Kunin: The Missing Towel
I was surprisingly upset with the loss of my towel. It was a generous, blue and white striped beach towel, the kind that I could completely wrap around my body, like a warm cape.
I had turned my back to comb my hair, for just a minute in the locker room and and when I turned around the towel was gone.
"Is this yours?” the teen-age girl closing her locker, asked, pointing to the polka dotted blue and white one, rolled up neatly, with frayed worn edges sticking out the sides.
“No, that’s not mine.”
Could the thief have taken my towel by mistake? Not likely, Polka dots and stripes are too easy to distinguish. Besides, mine was almost too thick to roll up.
Who would steal my towel and why? I considered putting up a notice on the bulletin board. “Lost Towel. Will the person who took my new towel and left their old one, please return it." But that sounded petty.
For days, whenever I went to the pool I would look for my towel. Would the towel thief be bold enough to bring it back to the pool? I feel a bit silly looking suspiciously at innocent girls carrying towels. And even if I caught her, towel-handed, she might deny it.
I know I’m becoming obsessed by my lost towel. I have two other fairly new beach towels which I can use. It’s only a towel – and I can easily buy another one, probably on sale now that it’s the end of the season. But I want my towel back.

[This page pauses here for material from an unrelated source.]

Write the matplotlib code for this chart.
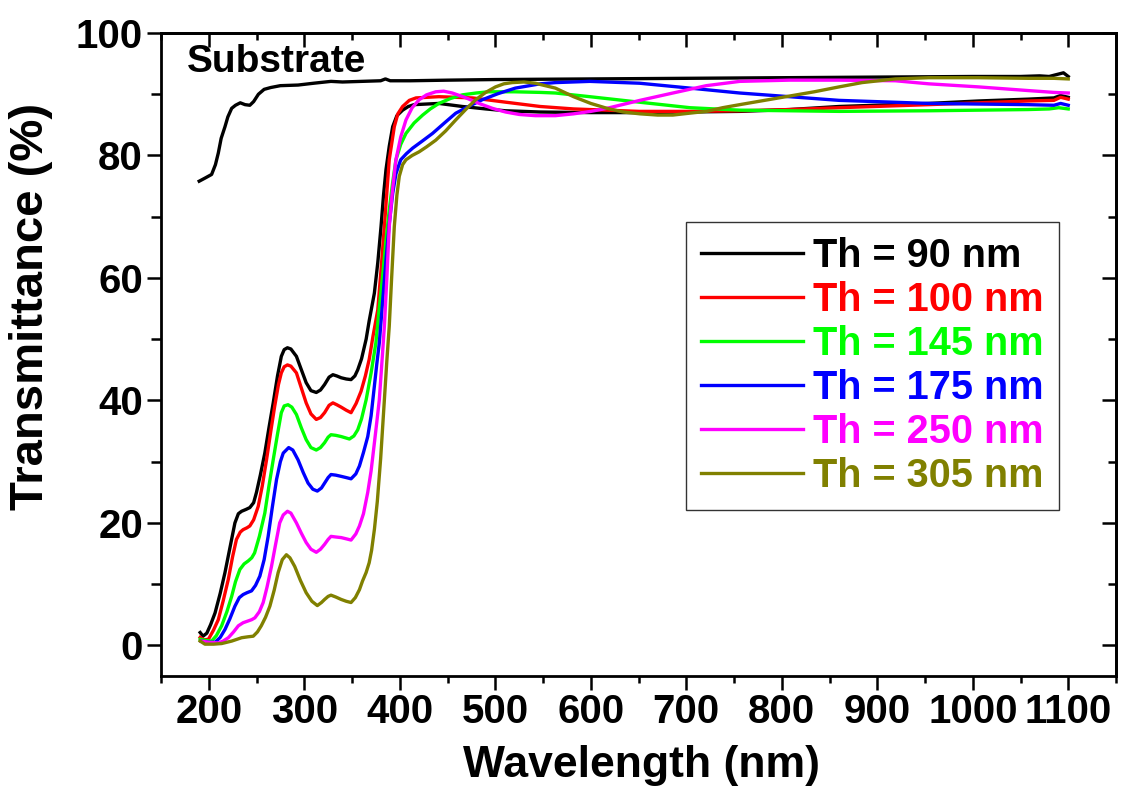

The locker room is believed to be a safe place. We women are discreet in the locker room. We try not to look directly at one another as we’re getting in and out of our bathing suits. Yet, there is a level of intimacy. We have short conversations, about how good we feel after having exercised, what the weather forecast is, someone’s new bathing suit and occasionally about a tragedy or a comedy that happened the day before or might happen the day after. We act like friends, even if we don’t know one another well enough to actually be friends.
None of us would steal from one another. But my towel thief betrayed us and got away with it. She took my towel and left me something in return that I did not want; a worn thin polka dotted towel, and a frayed sense of trust. Come now, I tell myself, get over it. It’s only a towel.